**Written exercise**
Copy exactly, and only, the lines starting at the line with "What Apache ECharts" and ending at the line with "return exponents.map((e, i)". Leave every picture out of the copy.

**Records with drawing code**
◇ ◇ ◇ ◇ ◇ ◇ ◇

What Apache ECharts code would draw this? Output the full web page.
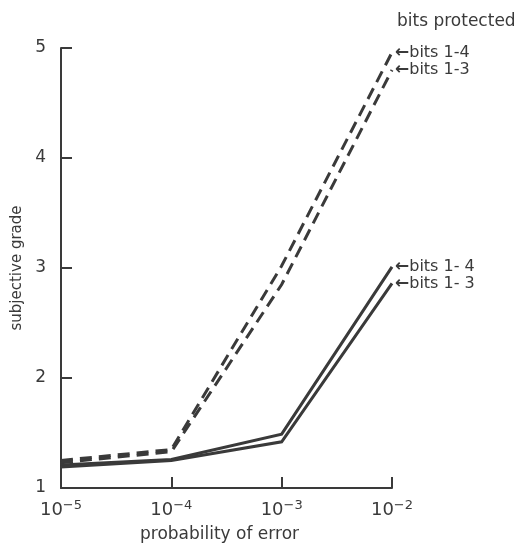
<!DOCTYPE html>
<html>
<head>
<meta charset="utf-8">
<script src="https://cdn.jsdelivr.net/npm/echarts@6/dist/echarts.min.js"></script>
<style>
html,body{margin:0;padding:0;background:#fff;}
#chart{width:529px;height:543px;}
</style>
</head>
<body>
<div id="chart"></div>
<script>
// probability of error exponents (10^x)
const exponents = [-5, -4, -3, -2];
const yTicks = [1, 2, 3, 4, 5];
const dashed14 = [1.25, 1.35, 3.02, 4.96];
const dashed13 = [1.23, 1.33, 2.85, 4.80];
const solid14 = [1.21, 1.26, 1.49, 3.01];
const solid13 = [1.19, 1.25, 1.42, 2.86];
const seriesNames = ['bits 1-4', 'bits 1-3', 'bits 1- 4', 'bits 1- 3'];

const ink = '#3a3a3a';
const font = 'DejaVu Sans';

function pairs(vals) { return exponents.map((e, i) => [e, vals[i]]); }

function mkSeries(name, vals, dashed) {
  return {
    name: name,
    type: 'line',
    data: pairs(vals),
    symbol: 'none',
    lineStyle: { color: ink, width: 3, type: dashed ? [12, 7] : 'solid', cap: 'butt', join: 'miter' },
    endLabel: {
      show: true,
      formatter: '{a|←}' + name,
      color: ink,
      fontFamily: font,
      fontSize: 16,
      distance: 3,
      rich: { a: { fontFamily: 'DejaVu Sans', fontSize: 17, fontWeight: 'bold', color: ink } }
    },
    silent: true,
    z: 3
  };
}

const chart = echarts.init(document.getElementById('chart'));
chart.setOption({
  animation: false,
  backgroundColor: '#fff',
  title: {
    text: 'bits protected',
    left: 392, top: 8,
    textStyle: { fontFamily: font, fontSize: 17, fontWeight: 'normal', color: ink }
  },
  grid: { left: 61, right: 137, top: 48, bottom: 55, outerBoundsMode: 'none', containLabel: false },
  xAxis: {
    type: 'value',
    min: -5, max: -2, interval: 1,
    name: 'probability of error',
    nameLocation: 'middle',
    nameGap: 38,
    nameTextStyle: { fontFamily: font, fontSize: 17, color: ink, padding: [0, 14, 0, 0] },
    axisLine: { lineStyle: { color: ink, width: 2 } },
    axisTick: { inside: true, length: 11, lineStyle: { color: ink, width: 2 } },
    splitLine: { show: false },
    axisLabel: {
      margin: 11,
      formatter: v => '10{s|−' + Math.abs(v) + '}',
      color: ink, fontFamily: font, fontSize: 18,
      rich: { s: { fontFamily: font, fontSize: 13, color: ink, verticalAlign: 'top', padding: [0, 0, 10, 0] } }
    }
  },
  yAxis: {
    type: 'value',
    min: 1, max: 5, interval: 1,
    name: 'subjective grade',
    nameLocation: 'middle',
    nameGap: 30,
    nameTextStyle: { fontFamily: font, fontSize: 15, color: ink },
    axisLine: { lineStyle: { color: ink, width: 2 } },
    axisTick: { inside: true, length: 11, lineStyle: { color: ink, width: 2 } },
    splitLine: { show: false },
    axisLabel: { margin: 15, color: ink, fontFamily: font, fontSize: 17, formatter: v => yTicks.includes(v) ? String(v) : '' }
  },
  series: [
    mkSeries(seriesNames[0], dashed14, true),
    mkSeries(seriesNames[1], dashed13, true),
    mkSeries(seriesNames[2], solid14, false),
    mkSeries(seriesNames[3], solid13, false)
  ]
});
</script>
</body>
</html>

◇ ◇ ◇ ◇ ◇ ◇ ◇

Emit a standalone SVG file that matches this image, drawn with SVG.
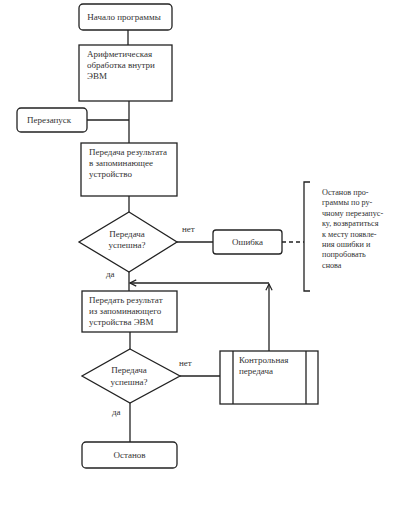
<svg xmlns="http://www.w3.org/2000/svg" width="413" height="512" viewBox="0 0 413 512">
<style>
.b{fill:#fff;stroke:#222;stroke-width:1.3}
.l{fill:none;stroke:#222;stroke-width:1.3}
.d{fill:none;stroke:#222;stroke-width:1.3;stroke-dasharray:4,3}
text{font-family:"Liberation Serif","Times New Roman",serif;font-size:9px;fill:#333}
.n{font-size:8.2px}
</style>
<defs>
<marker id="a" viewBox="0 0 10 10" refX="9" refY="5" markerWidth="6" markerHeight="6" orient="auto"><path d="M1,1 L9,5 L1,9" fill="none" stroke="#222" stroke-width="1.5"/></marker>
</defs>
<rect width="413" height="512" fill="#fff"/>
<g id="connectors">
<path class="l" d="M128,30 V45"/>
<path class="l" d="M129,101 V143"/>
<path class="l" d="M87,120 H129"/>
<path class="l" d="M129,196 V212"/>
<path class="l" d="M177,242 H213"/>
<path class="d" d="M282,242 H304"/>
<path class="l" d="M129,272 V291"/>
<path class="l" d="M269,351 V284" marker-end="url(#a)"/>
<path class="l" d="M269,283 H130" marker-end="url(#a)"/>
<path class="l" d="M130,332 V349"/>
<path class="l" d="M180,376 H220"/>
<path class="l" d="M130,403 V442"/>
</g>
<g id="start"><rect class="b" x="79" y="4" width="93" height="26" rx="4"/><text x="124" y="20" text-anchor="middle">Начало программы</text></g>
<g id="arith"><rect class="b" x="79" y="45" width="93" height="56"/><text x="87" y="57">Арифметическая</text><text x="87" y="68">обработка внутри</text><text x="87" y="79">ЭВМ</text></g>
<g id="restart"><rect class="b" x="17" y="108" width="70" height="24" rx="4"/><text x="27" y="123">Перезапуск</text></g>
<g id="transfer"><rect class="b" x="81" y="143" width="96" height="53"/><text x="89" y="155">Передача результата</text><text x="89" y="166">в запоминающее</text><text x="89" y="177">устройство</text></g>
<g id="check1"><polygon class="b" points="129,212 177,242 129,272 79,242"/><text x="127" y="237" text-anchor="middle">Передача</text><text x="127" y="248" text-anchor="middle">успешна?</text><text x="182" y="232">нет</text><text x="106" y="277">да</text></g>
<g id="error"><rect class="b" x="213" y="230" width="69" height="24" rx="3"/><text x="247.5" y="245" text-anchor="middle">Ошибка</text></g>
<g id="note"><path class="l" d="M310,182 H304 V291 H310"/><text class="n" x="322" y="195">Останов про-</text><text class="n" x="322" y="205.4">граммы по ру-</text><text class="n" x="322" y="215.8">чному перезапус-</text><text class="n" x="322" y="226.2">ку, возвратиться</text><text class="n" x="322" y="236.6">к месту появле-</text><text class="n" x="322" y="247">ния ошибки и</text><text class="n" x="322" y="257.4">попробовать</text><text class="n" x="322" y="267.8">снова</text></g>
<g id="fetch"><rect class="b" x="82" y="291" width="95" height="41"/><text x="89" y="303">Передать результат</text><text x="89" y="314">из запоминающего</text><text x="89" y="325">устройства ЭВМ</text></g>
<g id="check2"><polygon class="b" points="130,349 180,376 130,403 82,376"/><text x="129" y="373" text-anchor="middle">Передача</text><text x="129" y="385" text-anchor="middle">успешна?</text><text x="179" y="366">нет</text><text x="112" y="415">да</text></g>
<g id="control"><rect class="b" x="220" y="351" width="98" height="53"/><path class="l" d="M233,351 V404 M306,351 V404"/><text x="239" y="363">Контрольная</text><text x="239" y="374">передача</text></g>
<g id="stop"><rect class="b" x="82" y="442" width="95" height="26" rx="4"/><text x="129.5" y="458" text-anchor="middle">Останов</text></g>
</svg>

◇ ◇ ◇ ◇ ◇ ◇ ◇

**Reply**
What Apache ECharts code would draw this? Output the full web page.
<!DOCTYPE html>
<html>
<head>
<meta charset="utf-8">
<script src="https://cdn.jsdelivr.net/npm/echarts@6/dist/echarts.min.js"></script>
<style>
html,body{margin:0;padding:0;background:#fff;}
#chart{width:529px;height:543px;}
</style>
</head>
<body>
<div id="chart"></div>
<script>
// probability of error exponents (10^x)
const exponents = [-5, -4, -3, -2];
const yTicks = [1, 2, 3, 4, 5];
const dashed14 = [1.25, 1.35, 3.02, 4.96];
const dashed13 = [1.23, 1.33, 2.85, 4.80];
const solid14 = [1.21, 1.26, 1.49, 3.01];
const solid13 = [1.19, 1.25, 1.42, 2.86];
const seriesNames = ['bits 1-4', 'bits 1-3', 'bits 1- 4', 'bits 1- 3'];

const ink = '#3a3a3a';
const font = 'DejaVu Sans';

function pairs(vals) { return exponents.map((e, i) => [e, vals[i]]); }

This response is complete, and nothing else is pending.